I am a 4th-year PhD candidate in Computer Science and Engineering at the University of California San Diego, advised by Prof. Yatish Turakhia.
My research stands at the unique intersection of computer architecture, hardware/software co-design, and computational genomics, with the broader goal of making large-scale genomic analysis fast, scalable, and accessible. I build tools that spans from FPGA-based accelerators for dynamic programming-based sequence alignment to a fully automated, GPU/CPU-parallelized workflow for evolutionary tree inference. These tools are open-sourced and being used by research groups worldwide, with publications at leading venues (PNAS, HPCA).

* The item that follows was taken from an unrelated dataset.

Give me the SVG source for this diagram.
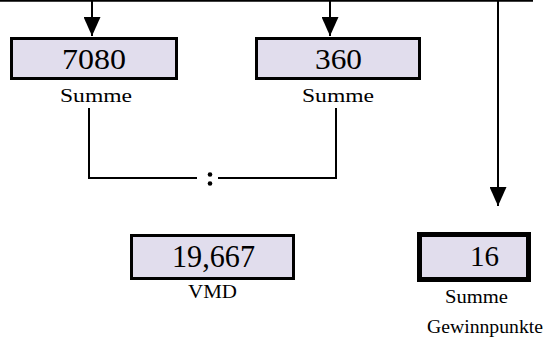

I collaborate with the Vertebrate Genomes Project (VGP) consortium led by Genomics Institute at University of California Santa Cruz, researchers at the Scripps Institution of Oceanography, UCSD, and the AMD Omics Group on accelerating bioinformatics workloads at scale.
Beyond research, I serve the community as a member of the Artifact Evaluation Committee for ISCA 2025 and ISCA 2024, as a reviewer for Bioinformatics, RECOMB 2026 and MBE, and as co-organizer of the BioSys Workshop at ASPLOS 2024.
I received my M.S. in Computer Engineering from UC San Diego and my B.Tech. from IIEST Shibpur, India. Before my PhD, I spent 3+ years as a Digital Design Engineer at Analog Devices, gaining ASIC design and chip tape-out experience. During my PhD, I interned at AMD Research. I was also a DAAD WISE Scholar at the University of Bremen, Germany.